On 2 Oct 2011, at 22:40, Myers, Jay wrote:

> I will volunteer to investigate Microformat language support.
> 
> Thanks,
> 
> Jay
> 
> 
> On Oct 2, 2011, at 5:22 AM, "Jeni Tennison" <jeni@jenitennison.com> wrote:
> 
>> USE CASES
>> 
>> The microformats community has already collected a bunch of use cases for multi-lingual HTML documents [1].
>> 
>> My own use case is that on legislation.gov.uk we have items of legislation that are published in Welsh and English, and we want to be able to distinguish between the Welsh and English titles and descriptions when we list them.
>> 
>> On the consumer side, I imagine that those consumers who gather data across the web need to be able to distinguish between information about the same entity provided in different languages.
>> 
>> DISCUSSION
>> 
>> HTML has the lang attribute to indicate the language of a particular part of a document, which is reflected in the lang property within the DOM.
>> 
>> # Microformats #
>> 
>> Microformat processors could theoretically pick up on the language of a value when mapping into other formats. For example, hCalendar [2] processors could use the HTML language to provide a value for the LANGUAGE parameter in iCalendar [3]; hCard [4] processors could do similarly when mapping to vCard [5]. However, I can't see anything in the wiki specifying this. There's also nothing about language support in microformats-2 [6].
>> 
>> Does anyone here know anything more about microformat language support? Would someone volunteer to investigate?
>> 
>> # RDFa #
>> 
>> RDFa processors use the lang attribute when generating RDF [7], which supports language-tagged plain literals [8].
>> 
>> # Microdata #
>> 
>> The microdata data model [9] doesn't support language-tagged values and nor does microdata+json [10], but the lang DOM property is accessible through the API.
>> 
>> I think it's probably worth raising this as a bug report on microdata. Could someone with experience of raising bug reports on HTML5 put together some wording?
>> 
>> Assuming nothing changes, I can see a couple of possible workarounds here:
>> 
>>   * using different properties for values in different languages
>>   * using values that are items with 'value' and 'lang' properties
>> 
>> but neither of these reuse the HTML lang attribute which is the natural way for users to indicate language.
>> 
>> Is it worth us pushing these as best practices for people using microdata?
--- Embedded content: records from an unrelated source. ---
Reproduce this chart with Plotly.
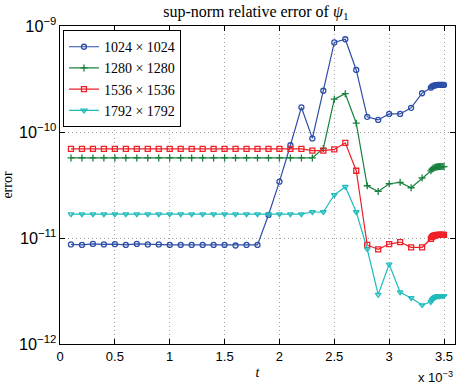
import plotly.graph_objects as go

# time in units of 1e-3
t_main = [0.1, 0.2, 0.3, 0.4, 0.5, 0.6, 0.7, 0.8, 0.9, 1.0, 1.1, 1.2, 1.3, 1.4, 1.5, 1.6, 1.7, 1.8,
          1.9, 2.0, 2.1, 2.2, 2.3, 2.4, 2.5, 2.6, 2.7, 2.8, 2.9, 3.0, 3.1, 3.2, 3.3]
t_tail = [3.38, 3.39, 3.40, 3.41, 3.42, 3.43, 3.44, 3.45, 3.46, 3.47, 3.48, 3.49, 3.50]

err_1024 = [8.7e-12, 8.6e-12, 8.8e-12, 8.7e-12, 8.75e-12, 8.6e-12, 8.8e-12, 8.7e-12, 8.7e-12,
            8.6e-12, 8.6e-12, 8.6e-12, 8.6e-12, 8.6e-12, 8.6e-12, 8.5e-12, 8.6e-12, 8.6e-12,
            1.65e-11, 3.4e-11, 7.5e-11, 1.71e-10, 8.7e-11, 2.45e-10, 7.0e-10, 7.5e-10, 3.85e-10,
            1.39e-10, 1.30e-10, 1.48e-10, 1.48e-10, 1.69e-10, 2.32e-10]
err_1024_tail = [2.62e-10, 2.68e-10, 2.72e-10, 2.74e-10, 2.76e-10, 2.77e-10, 2.78e-10,
                 2.78e-10, 2.78e-10, 2.78e-10, 2.78e-10, 2.78e-10, 2.78e-10]

err_1280 = [5.69e-11] * 22 + [5.69e-11, 7.0e-11, 2.04e-10, 2.3e-10, 1.21e-10, 3.11e-11, 2.75e-11,
                              3.25e-11, 3.35e-11, 2.98e-11, 3.68e-11]
err_1280_tail = [4.3e-11, 4.45e-11, 4.55e-11, 4.6e-11, 4.65e-11, 4.68e-11, 4.7e-11, 4.71e-11,
                 4.72e-11, 4.72e-11, 4.72e-11, 4.72e-11, 4.72e-11]

err_1536 = [6.92e-11] * 22 + [6.67e-11, 6.67e-11, 6.85e-11, 7.9e-11, 4.31e-11, 8.6e-12, 7.82e-12,
                              8.77e-12, 9.16e-12, 8.17e-12, 8.17e-12]
err_1536_tail = [9.8e-12, 1.02e-11, 1.04e-11, 1.05e-11, 1.06e-11, 1.065e-11, 1.07e-11, 1.07e-11,
                 1.07e-11, 1.07e-11, 1.07e-11, 1.07e-11, 1.07e-11]

err_1792 = [1.68e-11] * 22 + [1.76e-11, 1.76e-11, 2.55e-11, 3.05e-11, 1.76e-11, 7.87e-12, 2.92e-12,
                              5.65e-12, 3.08e-12, 2.72e-12, 2.33e-12]
err_1792_tail = [2.5e-12, 2.6e-12, 2.68e-12, 2.74e-12, 2.78e-12, 2.81e-12, 2.83e-12, 2.84e-12,
                 2.84e-12, 2.85e-12, 2.85e-12, 2.85e-12, 2.85e-12]

x_ticks = [0, 0.5, 1, 1.5, 2, 2.5, 3, 3.5]
x_ticklabels = ["0", "0.5", "1", "1.5", "2", "2.5", "3", "3.5"]

labels = ["1024 × 1024", "1280 × 1280", "1536 × 1536", "1792 × 1792"]
colors = ["rgb(45,78,168)", "rgb(25,128,60)", "rgb(238,32,40)", "rgb(32,188,188)"]
symbols = ["circle-open", "cross-thin-open", "square-open", "triangle-down-open"]
series = [(err_1024, err_1024_tail), (err_1280, err_1280_tail),
          (err_1536, err_1536_tail), (err_1792, err_1792_tail)]

fig = go.Figure()
for lab, col, sym, (main, tail) in zip(labels, colors, symbols, series):
    fig.add_trace(go.Scatter(
        x=t_main + t_tail, y=main + tail, mode="lines+markers", name=lab,
        line=dict(color=col, width=1.2),
        marker=dict(symbol=sym, size=5, color=col, line=dict(color=col, width=1.3)),
    ))

serif = "Liberation Serif, DejaVu Serif, serif"
sans = "Liberation Sans, Arial, sans-serif"
grid = "rgb(160,160,160)"

fig.update_layout(
    width=461, height=388,
    margin=dict(l=56, r=5, t=26, b=44),
    paper_bgcolor="white", plot_bgcolor="white",
    showlegend=True,
    title=dict(text="sup-norm relative error of <i>ψ</i><sub>1</sub>", x=0.555, xanchor="center",
               y=0.985, yanchor="top", font=dict(family=serif, size=16, color="black")),
    legend=dict(x=0.0075, y=0.987, xanchor="left", yanchor="top",
                bgcolor="white", bordercolor="black", borderwidth=1,
                font=dict(family=serif, size=14, color="black"),
                itemwidth=30, tracegroupgap=0),
    xaxis=dict(range=[0, 3.6], tickvals=x_ticks, ticktext=x_ticklabels,
               ticks="inside", ticklen=5, tickcolor="black", mirror="ticks",
               showline=True, linecolor="black", linewidth=1,
               showgrid=True, gridcolor=grid, griddash="1px,3px", gridwidth=1,
               zeroline=False, tickfont=dict(family=sans, size=13, color="black"),
               title=dict(text="<i>t</i>", standoff=4, font=dict(family=serif, size=14, color="black"))),
    yaxis=dict(type="log", range=[-12, -9], dtick=1, exponentformat="power",
               ticks="inside", ticklen=5, tickcolor="black", mirror="ticks",
               showline=True, linecolor="black", linewidth=1,
               showgrid=True, gridcolor=grid, griddash="1px,3px", gridwidth=1,
               tickfont=dict(family=sans, size=13, color="black"),
               title=dict(text="error", standoff=4, font=dict(family=serif, size=14, color="black"))),
)

fig.add_annotation(text="x 10<sup>−3</sup>", xref="paper", yref="paper", x=1.0, y=-0.135,
                   xanchor="right", yanchor="bottom", showarrow=False,
                   font=dict(family=sans, size=13, color="black"))

fig.write_html("out.html")
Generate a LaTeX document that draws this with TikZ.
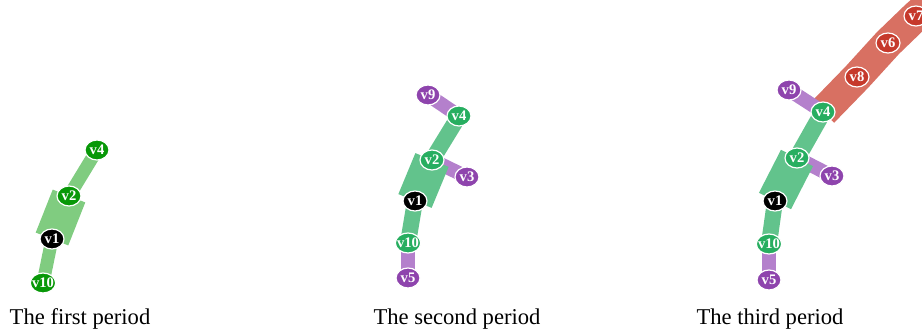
\documentclass[tikz,border=0pt]{standalone}
\usepackage{fontspec}
\setmainfont{Liberation Serif}
\usetikzlibrary{shapes.geometric,backgrounds}
\definecolor{grnA}{RGB}{8,152,8}
\definecolor{grnAband}{RGB}{128,204,128}
\definecolor{grnB}{RGB}{39,174,96}
\definecolor{grnBband}{RGB}{98,195,140}
\definecolor{purp}{RGB}{142,68,173}
\definecolor{purpband}{RGB}{180,128,204}
\definecolor{redn}{RGB}{198,57,43}
\definecolor{redband}{RGB}{216,112,98}
\tikzset{
  vtx/.style   ={ellipse,draw=white,line width=0.6pt,minimum width=12pt,
                 minimum height=10pt,inner xsep=-1pt,inner ysep=1pt,
                 text=white,font=\fontsize{7.3}{7}\selectfont\bfseries},
  rootv/.style ={vtx,fill=black},
  grA/.style   ={vtx,fill=grnA},
  grB/.style   ={vtx,fill=grnB},
  puv/.style   ={vtx,fill=purp},
  rdv/.style   ={vtx,fill=redn},
  band/.style  ={line cap=butt,line join=round},
  thinA/.style ={band,draw=grnAband,line width=6.5pt},
  wideA/.style ={band,draw=grnAband,line width=17.5pt},
  thinB/.style ={band,draw=grnBband,line width=8pt},
  wideB/.style ={band,draw=grnBband,line width=18pt},
  pband/.style ={band,draw=purpband,line width=7pt},
  rband/.style ={band,draw=redband,line width=15.5pt},
  caption/.style ={font=\fontsize{11.3}{13}\selectfont,inner sep=0pt},
}
\begin{document}
\begin{tikzpicture}[x=0.5pt,y=-0.5pt]
\useasboundingbox (0,0) rectangle (922,330);
\clip (0,0) rectangle (922,330);

%% ---------------- first period ----------------
\node[grA]   (a4)  at ( 97,150) {v4};
\node[grA]   (a2)  at ( 69,196) {v2};
\node[rootv] (a1)  at ( 52,239) {v1};
\node[grA]   (a10) at ( 43,283) {v10};
\node[caption] (capA) at ( 80,319) {The first period};

\begin{scope}[on background layer]
  \draw[thinA] (a4.center) -- (a2.center);
  \draw[wideA] (a2.center) -- (a1.center);
  \draw[thinA] (a1.center) -- (a10.center);
\end{scope}

%% ---------------- second period ----------------
\node[puv]   (b9)  at (428, 95) {v9};
\node[grB]   (b4)  at (459,116) {v4};
\node[grB]   (b2)  at (432,160) {v2};
\node[puv]   (b3)  at (467,177) {v3};
\node[rootv] (b1)  at (415,201) {v1};
\node[grB]   (b10) at (408,243) {v10};
\node[puv]   (b5)  at (408,278) {v5};
\node[caption] (capB) at (457,319) {The second period};

\begin{scope}[on background layer]
  \foreach \u/\v in {b9/b4, b2/b3, b10/b5}
    \draw[pband] (\u.center) -- (\v.center);
  \draw[thinB] (b4.center) -- (b2.center);
  \draw[wideB] (b2.center) -- (b1.center);
  \draw[thinB] (b1.center) -- (b10.center);
\end{scope}

%% ---------------- third period ----------------
\node[puv]   (c9)  at (789, 90) {v9};
\node[grB]   (c4)  at (823,112) {v4};
\node[rdv]   (c8)  at (857, 77) {v8};
\node[rdv]   (c6)  at (888, 43) {v6};
\node[rdv]   (c7)  at (916, 16) {v7};
\node[grB]   (c2)  at (797,158) {v2};
\node[puv]   (c3)  at (832,176) {v3};
\node[rootv] (c1)  at (775,201) {v1};
\node[grB]   (c10) at (769,244) {v10};
\node[puv]   (c5)  at (769,280) {v5};
\coordinate  (cend) at (950,-14);
\node[caption] (capC) at (770,319) {The third period};

\begin{scope}[on background layer]
  \draw[rband] (c4.center) -- (c8.center) -- (c6.center) -- (c7.center) -- (cend);
  \foreach \u/\v in {c9/c4, c2/c3, c10/c5}
    \draw[pband] (\u.center) -- (\v.center);
  \draw[thinB,line width=8.5pt] (c4.center) -- (c2.center);
  \draw[wideB] (c2.center) -- (c1.center);
  \draw[thinB] (c1.center) -- (c10.center);
\end{scope}

\end{tikzpicture}
\end{document}
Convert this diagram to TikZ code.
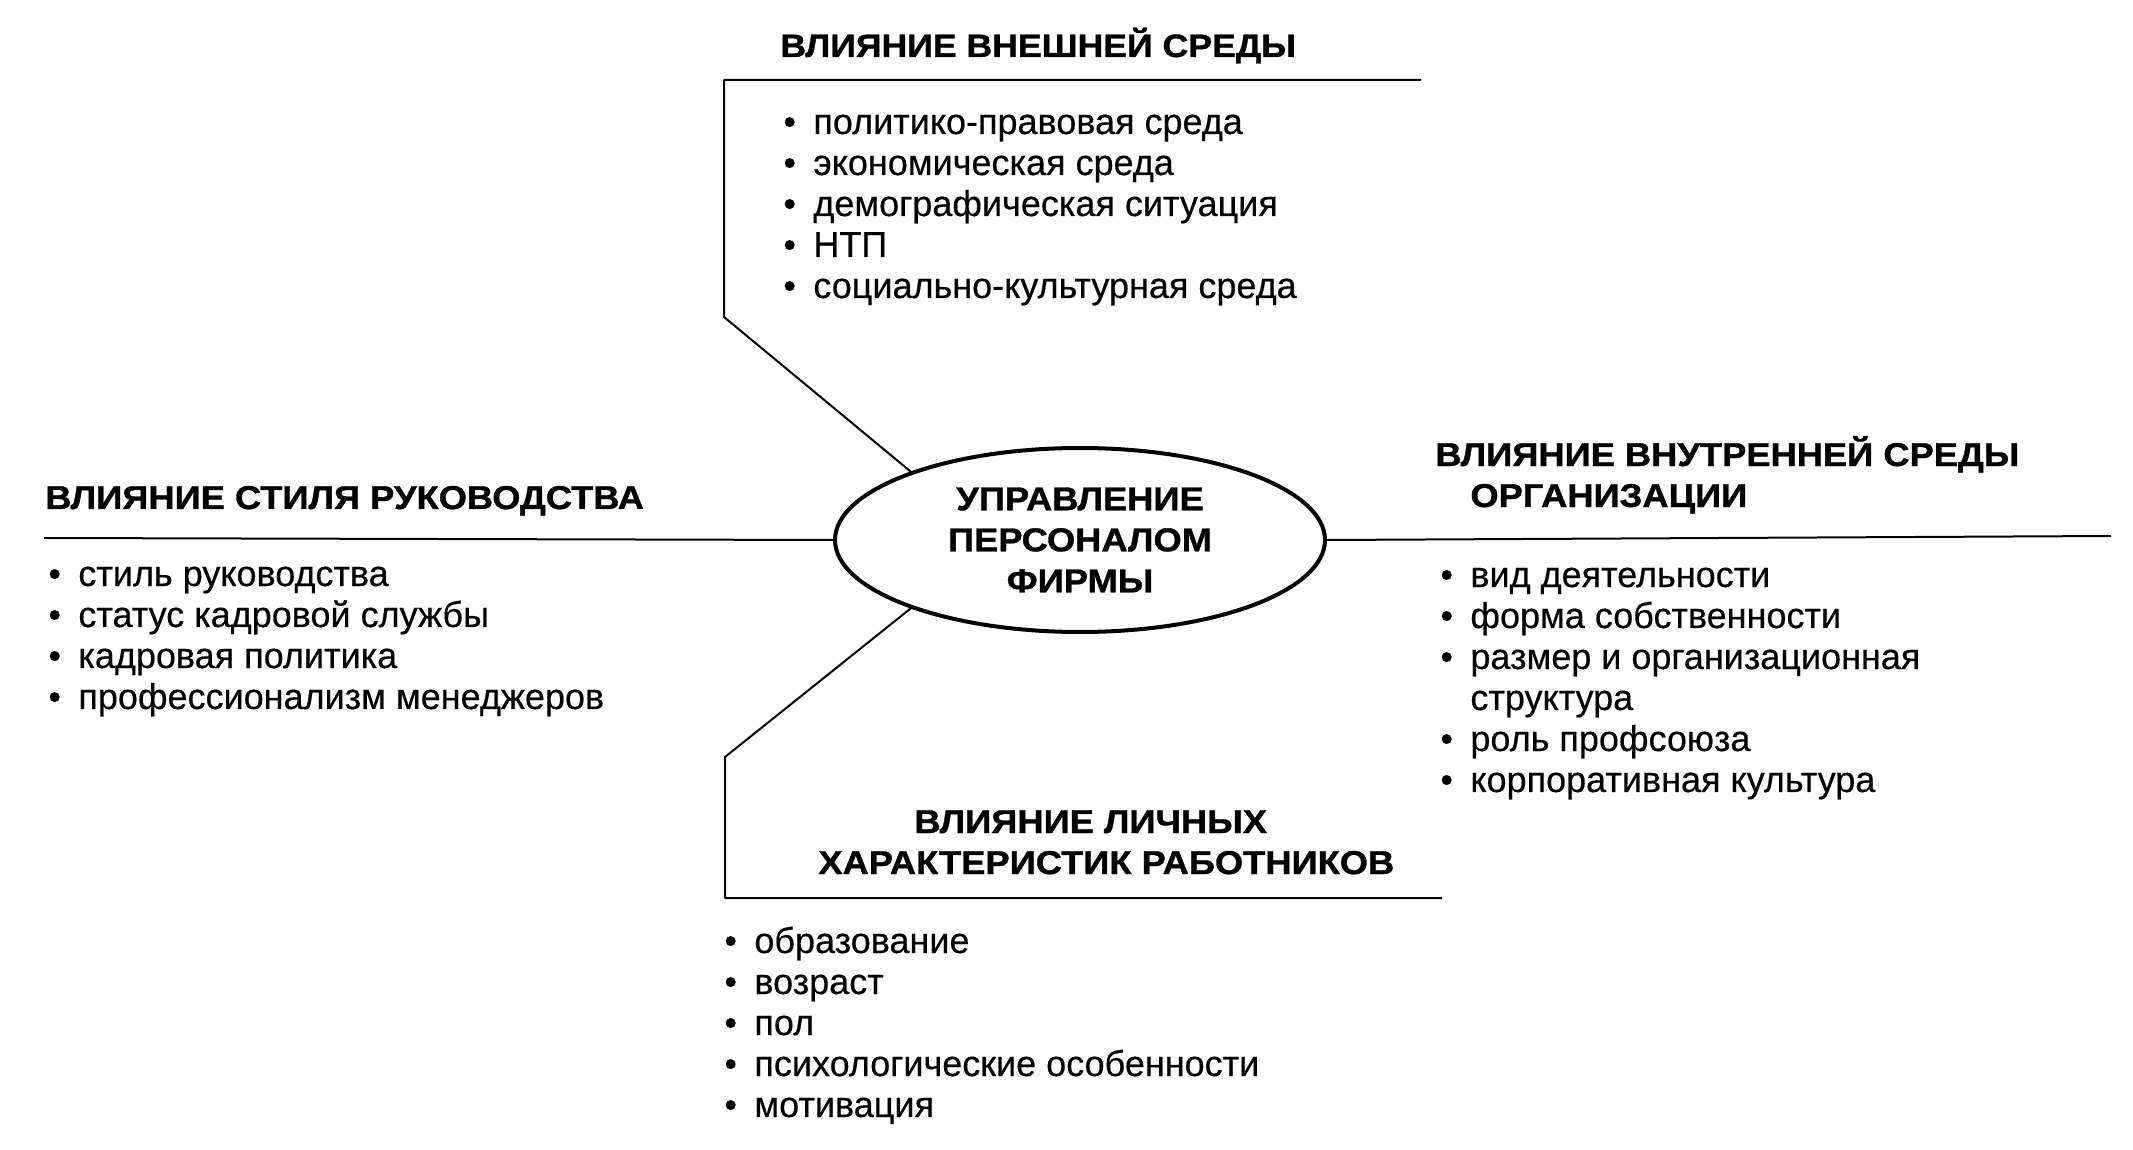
\documentclass[tikz,border=0pt]{standalone}
\usepackage{fontspec}
\setmainfont{Liberation Sans}[FakeBold=0.4]
\newfontfamily\headfont{Liberation Sans}[FakeStretch=1.1,FakeBold=1]
\usetikzlibrary{shapes.geometric}
\newcommand\bul{\makebox[15pt][l]{\textbullet}}
\newcommand\ind{\hspace*{15pt}}
\begin{document}
\begin{tikzpicture}[x=0.5pt,y=-0.5pt,
  conn/.style={line width=1pt, line join=round},
  headtxt/.style={font=\headfont\fontsize{16.5}{20.5}\selectfont\bfseries, inner sep=0, anchor=base west, align=left},
  listtxt/.style={font=\fontsize{18}{20.5}\selectfont, inner sep=0, anchor=base west},
  hub/.style={ellipse, draw, line width=2pt, minimum width=245pt, minimum height=92pt, inner sep=0,
    font=\headfont\fontsize{16.5}{20.5}\selectfont\bfseries, align=center}]
\useasboundingbox (0,0) rectangle (2133,1150);

% central ellipse
\node[hub] (c) at (1080,540) {УПРАВЛЕНИЕ\\ПЕРСОНАЛОМ\\ФИРМЫ};

% headings
\node[headtxt] (hTop) at (780,57) {\fontsize{16.2}{20.5}\selectfont ВЛИЯНИЕ ВНЕШНЕЙ СРЕДЫ};
\node[headtxt] (hLeft) at (45,509) {ВЛИЯНИЕ СТИЛЯ РУКОВОДСТВА};
\node[headtxt] (hRight) at (1435,507) {ВЛИЯНИЕ ВНУТРЕННЕЙ СРЕДЫ\\\hspace*{17.5pt}ОРГАНИЗАЦИИ};
\node[headtxt] (hBot) at (818,874) {\hspace*{48pt}ВЛИЯНИЕ ЛИЧНЫХ\\ХАРАКТЕРИСТИК РАБОТНИКОВ};

% lists
\node[listtxt] (lTop) at (783,134) {\begin{tabular}[t]{@{}l@{}}
\bul политико-правовая среда\\
\bul экономическая среда\\
\bul демографическая ситуация\\
\bul НТП\\
\bul социально-культурная среда
\end{tabular}};
\node[listtxt] (lLeft) at (48,586) {\begin{tabular}[t]{@{}l@{}}
\bul стиль руководства\\
\bul статус кадровой службы\\
\bul кадровая политика\\
\bul профессионализм менеджеров
\end{tabular}};
\node[listtxt] (lRight) at (1440,587) {\begin{tabular}[t]{@{}l@{}}
\bul вид деятельности\\
\bul форма собственности\\
\bul размер и организационная\\
\ind структура\\
\bul роль профсоюза\\
\bul корпоративная культура
\end{tabular}};
\node[listtxt] (lBot) at (724,953) {\begin{tabular}[t]{@{}l@{}}
\bul образование\\
\bul возраст\\
\bul пол\\
\bul психологические особенности\\
\bul мотивация
\end{tabular}};

% connector corner points
\coordinate (t1) at (724,317);
\coordinate (t2) at (724,80);
\coordinate (t3) at (1421,80);
\coordinate (lEnd) at (44,538);
\coordinate (rEnd) at (2111,536);
\coordinate (b1) at (725,757);
\coordinate (b2) at (725,898);
\coordinate (b3) at (1442,898);

\draw[conn] (c.158) -- (t1) -- (t2) -- (t3);
\draw[conn] (c.west) -- (lEnd);
\draw[conn] (c.east) -- (rEnd);
\draw[conn] (c.202) -- (b1) -- (b2) -- (b3);
\end{tikzpicture}
\end{document}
If we were to, I think we should propose the creation of a standard language-tagged-value type in a common namespace, and push consumers to recognise it. Probably we should see what emerges from a bug report on microdata before spending time on this.
>> 
>> PROPOSED GUIDELINES
>> 
>> 1. Use the HTML lang attribute to indicate the language of different parts of the page
>> 
>> 2. If you are publishing pages that contain multiple languages, use RDFa [or microformats; pending input on microformats support] to mark up your data
>> 
>> 3. If you are consuming information from a set of pages that use different languages, ensure your data model includes language tagging and that your processor uses the lang DOM property when interpreting values
>> 
>> 
>> [1]:  http://microformats.org/wiki/multilingual-brainstorming
>> [2]:  http://microformats.org/wiki/hcalendar
>> [3]:  http://tools.ietf.org/html/rfc5545#section-3.2.10
>> [4]:  http://microformats.org/wiki/hcard
>> [5]:  http://tools.ietf.org/html/rfc6350#section-5.1
>> [6]:  http://microformats.org/wiki/microformats-2
>> [7]:  http://www.w3.org/TR/rdfa-core/#T-current-language
>> [8]:  http://www.w3.org/TR/rdf-concepts/#dfn-plain-literal
>> [9]:  http://dev.w3.org/html5/md/#the-microdata-model
>> [10]: http://dev.w3.org/html5/md/#json
>> --
>> Jeni Tennison
>> http://www.jenitennison.com
>> 
>> 
>> 

-- 
Jeni Tennison
http://www.jenitennison.com

Received on Tuesday, 11 October 2011 07:26:07 UTC